I absolutely love fall. I know that each year it will bring with it a reprieve from the hotness of summer and the beautiful colors that paint the landscape near my home. I can't hardly wait to wear long sleeves again. And I can enjoy Pumpkin-spiced-whatever with the best of them. Fall is my season. I feel so much more productive and happy. I get to think about Halloween and fun/scary movies. Crisp nights that are followed by bright days. How can it get much better?
But the truth is that fall wouldn't seem so grand if it weren't for the struggle that I have with summer. I just don't care for summer much now that I'm an adult. As a child, I enjoyed being out of school and lounging around the pool. Now that I'm an adult, summer just means that the work I have to do will be done in the heat with an audience of mosquitos. If you can't tell Summer and I don't really get along anymore.
Ecclesiastes tells us that there is a season for everything. In chapter 3 verses 2 through 8 we see that seasons including birth, death, weeping, laughing, silence, speaking, loving, hating, peace and war. Some seasons are harder than others. I would venture to say that peace is a lot harder than war. I know that may sound backward to you, but it's a great deal easier to live in your flesh and fight about something than it is to make peace. That's why the bible says,
"Blessed are the peacemakers, for they will be called children of God."
God sends down blessings when we have to do the hard stuff. That's a comforting thought to me. When we are going through those seasons that we just don't want to be in, we can be sure that is when God is sending us blessings. Sometimes to be a Christian means to look at things backward. The world would tell you that if you are going through a rough time that God has walked away from you. But, I know my Jesus and that's just not true. When I'm going through a rough time, that's when I get the deep down true blessings of being a follower of Christ.
Right now I'm going through a difficult season. I'm trying to be a stay at home mama to a little girl who has not yet learned that Dottie is not the center of the universe. I am trying to make our new house into our new home. I'm still trying to figure out what it means to no longer be a teacher in the classroom. I work to be the wife I believe God has called me to be for my husband. And, I'm trying to share the Gospel of Jesus through speaking engagements, a dining room bible study, and this blog. This season feels so overwhelming to me sometimes. But, I keep reminding myself of a few things.
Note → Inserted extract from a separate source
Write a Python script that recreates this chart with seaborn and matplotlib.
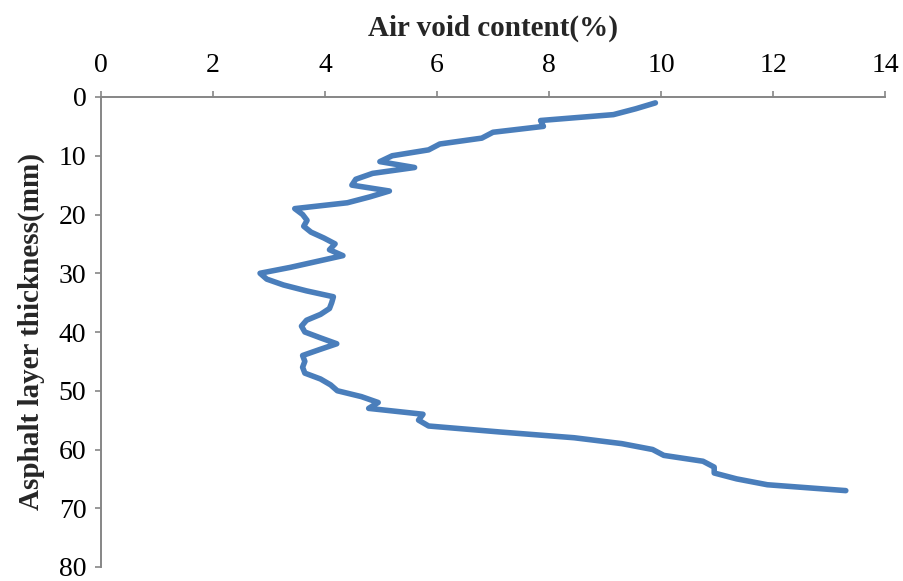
import matplotlib
matplotlib.use("Agg")
import matplotlib.pyplot as plt
import seaborn as sns
import pandas as pd

# Data
depth_mm = list(range(1, 68))
air_void_pct = [
    9.90, 9.55, 9.15, 7.85, 7.90, 7.00, 6.80, 6.05, 5.85, 5.20,
    4.98, 5.60, 4.85, 4.55, 4.48, 5.15, 4.80, 4.40, 3.46, 3.60,
    3.68, 3.62, 3.75, 3.98, 4.18, 4.08, 4.32, 3.85, 3.38, 2.84,
    2.96, 3.26, 3.67, 4.15, 4.12, 4.08, 3.92, 3.67, 3.58, 3.64,
    3.92, 4.21, 3.90, 3.60, 3.64, 3.60, 3.64, 3.92, 4.10, 4.22,
    4.65, 4.95, 4.78, 5.75, 5.67, 5.85, 7.10, 8.45, 9.30, 9.85,
    10.05, 10.75, 10.95, 10.95, 11.35, 11.90, 13.30,
]
x_ticks = [0, 2, 4, 6, 8, 10, 12, 14]
y_ticks = [0, 10, 20, 30, 40, 50, 60, 70, 80]
x_title = "Air void content(%)"
y_title = "Asphalt layer thickness(mm)"

sns.set_theme(style="white")
plt.rcParams["font.family"] = ["Liberation Serif", "DejaVu Serif"]

df = pd.DataFrame({"void": air_void_pct, "depth": depth_mm})

fig = plt.figure(figsize=(9.04, 5.81), dpi=100)
ax = fig.add_axes([101 / 904, 14 / 581, 784 / 904, 470 / 581])

sns.lineplot(data=df, x="void", y="depth", sort=False, estimator=None,
             orient="y", color="#4A7EBB", linewidth=4.0, ax=ax,
             solid_capstyle="round", solid_joinstyle="round")

ax.set_xlim(0, 14)
ax.set_ylim(80, 0)
ax.set_xticks(x_ticks)
ax.set_yticks(y_ticks)
ax.set_xticklabels([str(v) for v in x_ticks])
ax.set_yticklabels([str(v) for v in y_ticks])

ax.xaxis.tick_top()
ax.xaxis.set_label_position("top")

gray = "#868686"
for side in ["right", "bottom"]:
    ax.spines[side].set_visible(False)
for side in ["left", "top"]:
    ax.spines[side].set_visible(True)
    ax.spines[side].set_color(gray)
    ax.spines[side].set_linewidth(1.4)

ax.tick_params(axis="x", which="both", top=True, bottom=False, direction="out",
               length=4.5, width=1.2, color=gray, labelsize=20, pad=9,
               labelcolor="black")
ax.tick_params(axis="y", which="both", left=True, direction="out",
               length=4.5, width=1.2, color=gray, labelsize=20, pad=6,
               labelcolor="black")

ax.set_xlabel(x_title, fontsize=21, fontweight="bold", labelpad=13)
ax.set_ylabel(y_title, fontsize=21, fontweight="bold", labelpad=10)
ax.grid(False)

fig.savefig("out.png", dpi=100)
1. Seasons don't last forever. Before I know it, my little girl will be off to school. I won't always be a stay-at-home mama. I will eventually get things in their place in this house, and we will no longer have tons of boxes sitting around. I may eventually go back to the classroom, or God may have something different planned for me. The point is, that everything has a limit. We don't stay in the same places forever, and seasons change. Just as the summer, thankfully, fades into fall the leaves will all drop with the temperature and then it'll be winter. Around about April, the frost will cease and spring will be ushered in. So, when we are in the tough seasons of this Christian life, we can take comfort in the fact that it will not last forever.
2. Each season has its own blessings. I can take comfort in the fact that I am blessed by God. Even when I'm in a rough place where things seem overwhelming and difficult, I am being blessed. Things could be worse. I have a home to clean and organize. I have possessions to find a place for in our new home. I have a beautiful daughter, who can be challenging, but teaches me who I want to be and who I pray she will want to be. I have a husband who loves and takes care of me. I have the ability to start a Bible study in my home without fear or punishment. I am blessed, even in my rough seasons.
3. God has His hand in it all. The verse from Ecclesiastes 3 tells us that there is a time for every matter under Heaven. This is all under God's control. He will not leave his children in a rough place. That's a guarantee from our Father in Jeremiah 29:11. He knows the plans he has for us and they are plans for good and not for harm. So when we are struggling in a difficult season, we can be blessed by remembering that God's got our backs. He wants us to be prosperous. That's not the same thing as wealthy, but that's a post for a different day.
When I find myself in a summer season, for me that's a time in my life when things just don't seem to be what I want them to be. They are difficult and wearing me out from trying. I remember that seasons change. Thank God for that reminder as October brings on the fall season. But, let us try not to forget that in those summer seasons there are still blessings. Summer brings with it much fruit. Remember that as you are fighting through the hard stuff. It will bear much fruit in your life on the other side of the work being done. I pray we can find God's blessings in whatever season we find ourselves in today.